Et le 12 juin prochain, en France et dans les autres pays de l'Union européenne, 260 millions de citoyens seront appelés à élire leurs députés. Le temps fort, le seul temps fort de l'expression de la citoyenneté européenne. Mais peut-on pour autant considérer que la vie publique européenne est une démocratie exemplaire ? Certainement pas. Que nous disent nos compatriotes.

Ils nous disent que l'Europe a tort de s'occuper de ce qui ne la regarde pas. Qu'elle exerce un pouvoir excessif dans des domaines où l'on n'a pas besoin d'elle. Ils ont raison.

J'ai une trop haute idée de l'Europe pour accepter de la voir gaspiller son énergie dans les réglementations, des interdictions, des obligations de toutes sortes. Alors que chaque pays, chaque région, pourrait décider mieux, et plus vite.

J'entends déjà les commentaires. On va sans doute me reprocher de tenir un discours en fonction des attentes de l'opinion. Ce serait oublier que notre doctrine européenne a toujours été fondée sur le principe de subsidiarité. Mais de grâce, n'utilisons pas ce terme durant la campagne. Il faut un bon quart d'heure pour en expliquer la signification.

Je préfère parler d'une Europe décentralisée, où chaque question est traitée au plus près.

Il ne faut pas que l'Europe se disperse là où l'on n'a pas besoin d'elle. Il faut, en revanche, que l'Europe concentre toutes ses énergies là où sa présence est une nécessité absolue. Là où nous avons vraiment besoin d'elle : sur le terrain de l'emploi ; et au service de la paix.

L'Europe peut créer des emplois, elle en a d'ailleurs déjà créé des millions. Mais il faut aussi que l'Europe sache les défendre et les protéger.

Nous allons avoir dix mois de négociations très dures. Nous ne résisterons que si nous faisons bloc tous ensemble.

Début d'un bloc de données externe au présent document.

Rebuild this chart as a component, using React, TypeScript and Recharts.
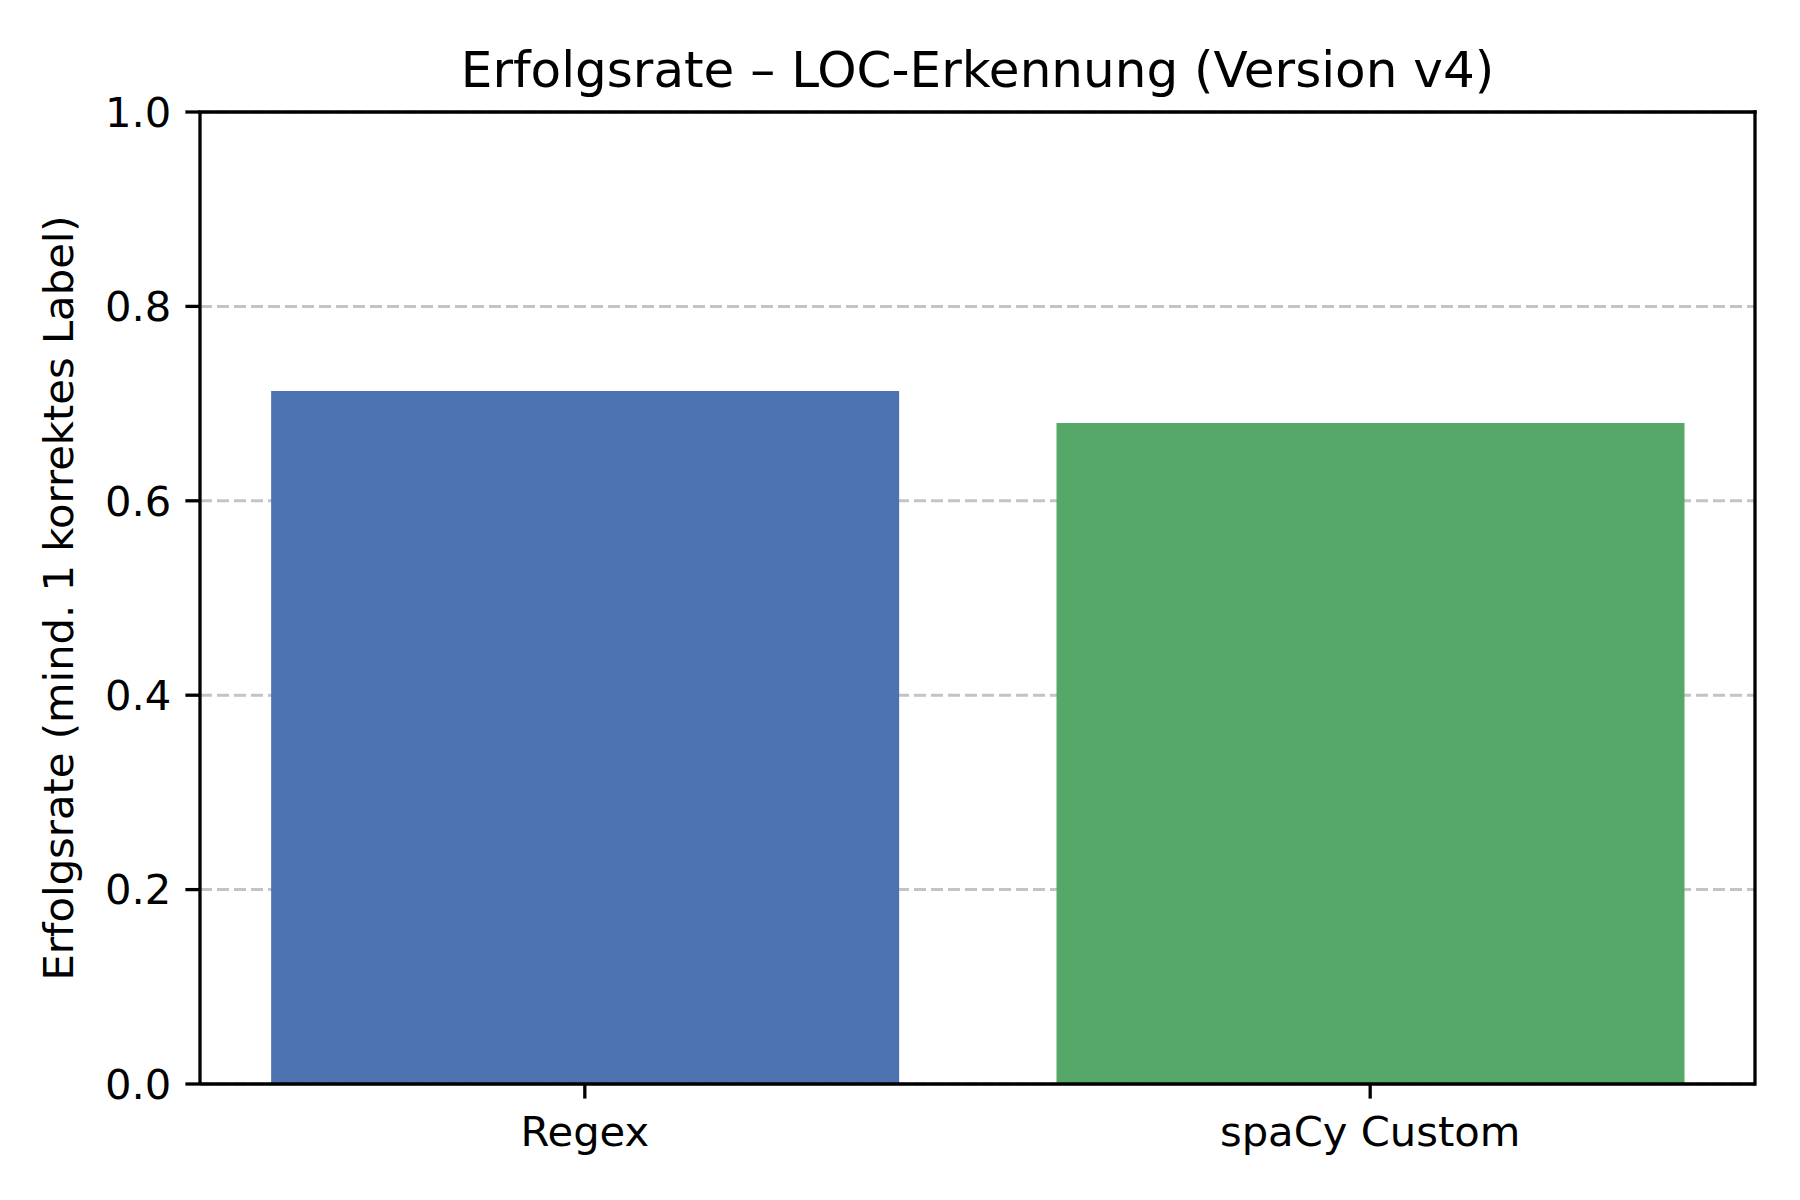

Comme nous avons su le faire dans la dernière ligne droite de la négociation du GATT. Grâce au gouvernement français, les Européens ont fait bloc. Édouard Balladur, Alain Juppé, Gérard Longuet ont su réveiller la solidarité européenne et obtenir ainsi un résultat équitable malgré les pressions américaines ou japonaises.

Nous sommes entrés, qu'on le veuille ou non, dans une économie mondialisée. Désormais, les marchandises font le tour du monde en quelques jours, les hommes d'affaires en quelques heures, les informations et les capitaux en quelques secondes.

Nous devons dès lors choisir entre trois attitudes : l'ouverture aux quatre vents, la fermeture hermétique ou la régulation garantie.

- L'ouverture aux quatre vents de la concurrence mondiale. Ce serait à terme la disparition de pans entiers de notre économie avec toutes les conséquences sociales que l'on imagine.

- La fermeture hermétique de l'Europe au commerce mondial ? Ce serait pire encore économiquement et socialement. L'Europe est la première puissance commerciale du monde. L'enfermement conduirait très vite à l'asphyxie.

- Ni ouverture irresponsable, ni fermeture suicidaire. Nous choisissons la régulation garantie, c'est-à-dire un commerce organisé dans le de cadre de règles claires proscrivant les pratiques de dumping qui prennent des formes multiples, et je pense plus particulièrement aux pratiques de dumping social humainement intolérables.

La naissance de l'OMC, est sans doute l'une des grandes victoires de l'Europe qui au bénéfice de chacune des nations qui la composent, peut-être un multiplicateur de puissance.

L'Europe au service de la paix

Le drame de la Bosnie est là chaque jour pour rappeler que, de la terre européenne, peut sortir le pire lorsqu'elle est divisée contre elle-même. Pour nous alerter sur les risques de propagande par la combinaison des nationalismes, des bellicismes, des populismes.

Chez nous, dans l'escalade des démagogies de toutes sortes à laquelle nous assistons, j'entends dire que les difficultés pour rétablir la paix en Bosnie prouvent bien que l'Europe doit être jetée dans les poubelles de l'histoire.

À cette absurdité, répondons par une seule question de bon sens adressée à nos compatriotes : le drame bosniaque est-il dû à un excès d'Europe ou à une insuffisance d'Europe ?

La défense des intérêts de la France en Europe : il va de soi qu'ils seront mieux défendus par les députés travaillant en étroite collaboration avec le gouvernement de la majorité parlementaire.

Dans l'intérêt de tous. Dans l'intérêt des Français. Celui du gouvernement. Celui des formations de la majorité, notre liste d'Union doit être activement soutenue afin que nous arrivions en tête et le plus largement possible face à la liste socialiste.